Northern Briefing: Aer Lingus seeks to increase numbers from Belfast

Airline says it is confident about its £100m investment in Northern Ireland

Aer Lingus operates 12 daily flights between Belfast City and London’s Heathrow and Gatwick airports. Photograph: Alan Betson

Aer Lingus operates 12 daily flights between Belfast City and London’s Heathrow and Gatwick airports. Photograph: Alan Betson

Mon, Mar 24, 2014, 22:16

As the official airline of the Ulster Rugby, Aer Lingus provides transport for the playing squad throughout the season.

According to Declan Kearney, director of communications with Aer Lingus, as part of its sponsorship deal it is delighted to have the “responsibility” of getting the Ulster Rugby squad to their games by providing transport either from George Best Belfast City Airport or Dublin Airport.

Aer Lingus operates 12 daily flights between Belfast City and London’s Heathrow and Gatwick airports. Kearney says its focus is on increasing passenger numbers, particularly business travellers, on these London routes.

That is not to say though that the airline is not paying attention to an initiative unveiled in the UK budget last week that will provide funding for new routes from regional airports.

The UK government has also made some changes to air passenger tax on long-haul flights – although this will have no impact in Northern Ireland.

The North’s Executive had already successfully campaigned to have airport passenger duty removed from the only direct long-haul flight between Northern Ireland the United States.

According to Kearney, Aer Lingus does not have any immediate plans to operate transatlantic routes out of Belfast. Although Aer Lingus would never rule out the possibility of developing such routes, it sees Dublin as the hub for its Northern Ireland long-haul traffic.

On average, more than 500,000 passengers from the North travel through Dublin Airport each year, according to the Dublin Airport Authority.

Not everyone, of course, flies with Aer Lingus but the airline says there is evidence that passengers, particularly business travellers, are willing to travel from the North to take advantage of the airline’s direct flights to mainland Europe and the United States.

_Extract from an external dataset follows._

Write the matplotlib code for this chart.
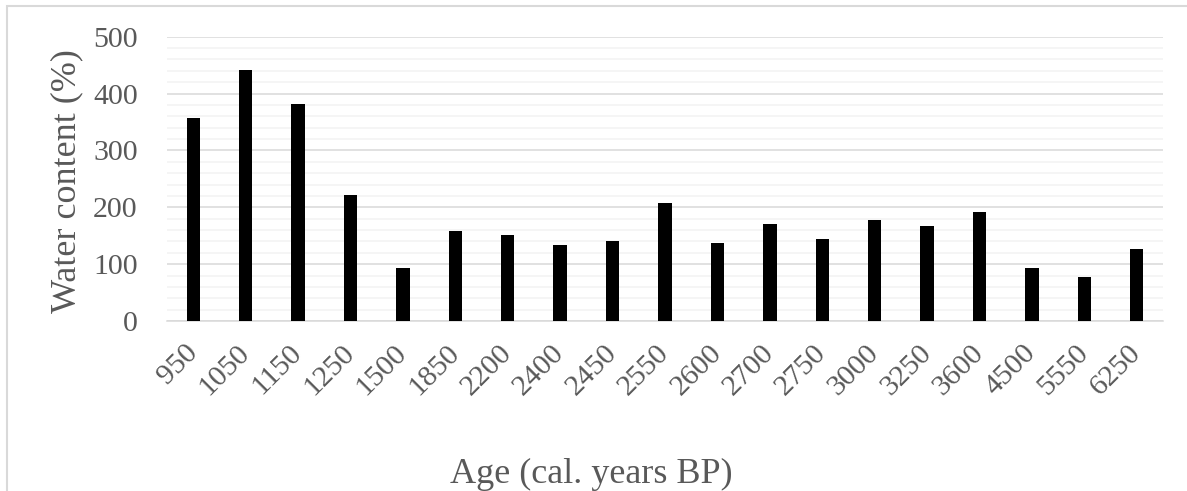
import matplotlib
matplotlib.use("Agg")
import matplotlib.pyplot as plt
from matplotlib.patches import Rectangle

# Sample ages (cal. years BP) and measured water content (%)
ages = ["950", "1050", "1150", "1250", "1500", "1850", "2200", "2400", "2450",
        "2550", "2600", "2700", "2750", "3000", "3250", "3600", "4500", "5550", "6250"]
water_content = [357, 441, 381, 222, 94, 158, 151, 134, 141,
                 207, 138, 171, 144, 178, 167, 192, 94, 77, 127]
y_ticks = [0, 100, 200, 300, 400, 500]

plt.rcParams['font.family'] = ['Liberation Serif', 'DejaVu Serif']

W, H = 1187, 491
fig = plt.figure(figsize=(W / 100, H / 100), dpi=100)
ax = fig.add_axes([167 / W, 1 - 321 / H, 996 / W, 284.3 / H])

pos = list(range(len(ages)))
ax.bar(pos, water_content, width=0.255, color='black', zorder=3)

ax.set_xlim(-0.5, len(ages) - 0.5)
ax.set_ylim(0, 500)
ax.set_yticks(y_ticks)
ax.set_yticks(range(0, 501, 20), minor=True)
ax.grid(axis='y', which='major', color='#d9d9d9', lw=1.1, zorder=0)
ax.grid(axis='y', which='minor', color='#f2f2f2', lw=1.1, zorder=0)
ax.set_axisbelow(True)

for side in ('top', 'left', 'right'):
    ax.spines[side].set_visible(False)
ax.spines['bottom'].set_color('#d9d9d9')
ax.spines['bottom'].set_linewidth(1.1)

ax.tick_params(axis='y', which='both', length=0, pad=21, labelsize=21.5, labelcolor='#595959')
ax.tick_params(axis='x', which='both', length=0, pad=20, labelsize=21.5, labelcolor='#595959')
ax.set_xticks(pos)
ax.set_xticklabels(ages, rotation=45, ha='right', va='center', rotation_mode='anchor')

fig.text(67 / W, 1 - 181.5 / H, "Water content (%)", rotation=90, ha='center', va='center',
         fontsize=26, color='#595959')
fig.text(450 / W, 1 - 483 / H, "Age (cal. years BP)", ha='left', va='baseline',
         fontsize=26, color='#595959')

# Chart frame
fig.add_artist(Rectangle((7 / W, -0.2), 1.5, 1.2 - 6 / H, transform=fig.transFigure,
                         fill=False, edgecolor='#d9d9d9', lw=1.5))

fig.savefig("out.png", dpi=100)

Kearney says latest research shows there is a strong demand from the North’s business community for its London services to and from Belfast city airport, research supported, the airline says, by year-on-year passenger growth.

“Since we moved from Belfast International Airport to George Best Belfast City Airport, we’ve definitely seen an increase in numbers. We are confident about our £100 million investment in Northern Ireland.”

Already this year, there are encouraging signs that as the economy continues to recover, the numbers of regular business travellers to London is also increasing, Kearney says. The airline is keen to support local businesses and entrepreneurs who not only play a vital role in the economy but who are also enjoying success as exporters.

Each year Aer Lingus organises the Viscount Awards in the North, a competition which aims to shine the spotlight on Northern Ireland’s best performing companies. This year The Irish Times is supporting the awards and has been involved in shortlisting 12 businesses across the North that are taking part in the competition.

These companies will now go forward to compete in five separate categories.

Those shortlisted include the Almac Group, Andor Technology and Brookvent, which are vying to win the Most Innovative Company award, and Brookvent, the Deluxe Group and Elmgrove Foods, which will compete in the Exporter of the Year category.

In the Best Small Business category, Export Technologies is up against Sixteen South and Solmatix while competing in the Best Medium Business category is the Deluxe Group, Devenish Nutrition and Wilsons Auctions. Two of Northern Ireland’s biggest employers, the Almac Group and Capita, will also go head to head in the Best Large Business category.

Finally there will be an Entrepreneur of the Year award for which three local business people have been shortlisted: Séamus Connolly, founder of Fast Technologies, John Toner, who established Williams Industrial Services, and Colin Williams, who created Sixteen South.

The judging panel has also decided this year on two special awards – one for overall excellence and another to a person who has made an outstanding contribution to the local economy.

The winners will be revealed on April 30th.